This is a story that’s going to run and run until MPs walk through the lobbies next year in the vote approving the boundary reforms: senior Tories are plotting to buy the Lib Dems off from blocking changes to constituencies by offering them state funding of political parties. The latest plot has surfaced in today’s Financial Times, with one Conservative minister telling the paper that the Lib Dems are ‘basically out of money’.
As expected, the Lib Dems are rejecting the story, arguing there is no way that the party would do a deal on party funding when their plan to vote down the boundary reforms is revenge for the Tory failure to support Lords reform.
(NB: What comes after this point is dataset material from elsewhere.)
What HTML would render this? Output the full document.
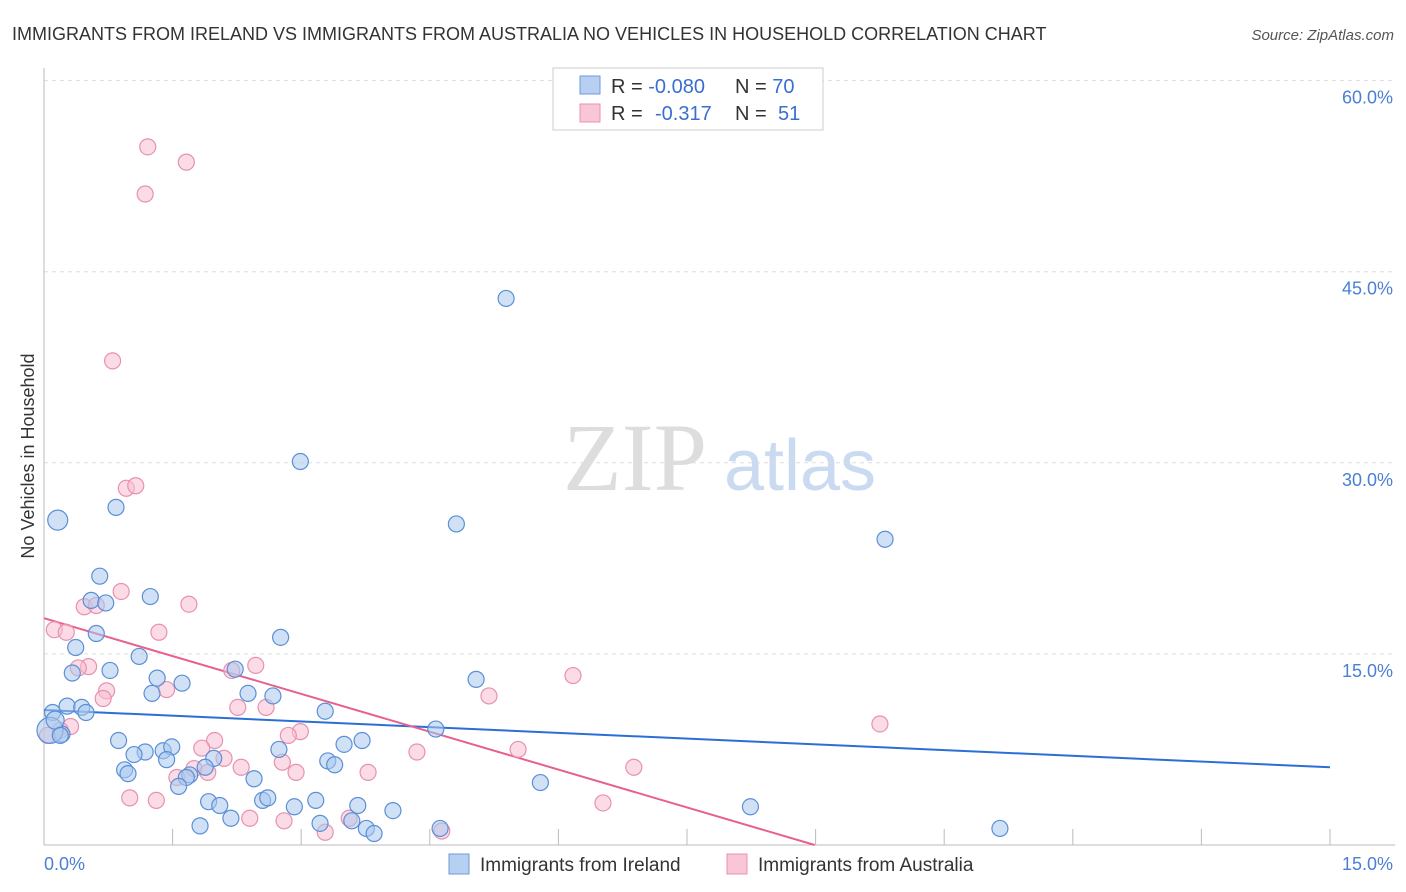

They believe the mood at their autumn conference underlined that this rebellion was the right thing to do, and continue to grow very exercised whenever someone suggests a deal might be struck. Party chairman Grant Shapps rejected the idea yesterday, too. There’s also a perception problem with offering party funding in exchange for support for the boundaries, which the FT’s headline – ‘Tories plot cash-for-seats offer to Clegg’ – sums up very neatly. This exchange would look grubby: money for a party that’s short of a bob or two in return for seats for a party that desperately needs them to secure a majority in 2015. It’s not very ‘new politics’.
But the fact that these plots are continuing in Conservative circles suggests senior party members are not quite so convinced by Nick Clegg’s tough talk on boundaries as his own party is. Like Mr Micawber, they still believe that something will turn up in time for them to distract the Liberal Democrats sufficiently to make them troop through the ‘yes’ lobby.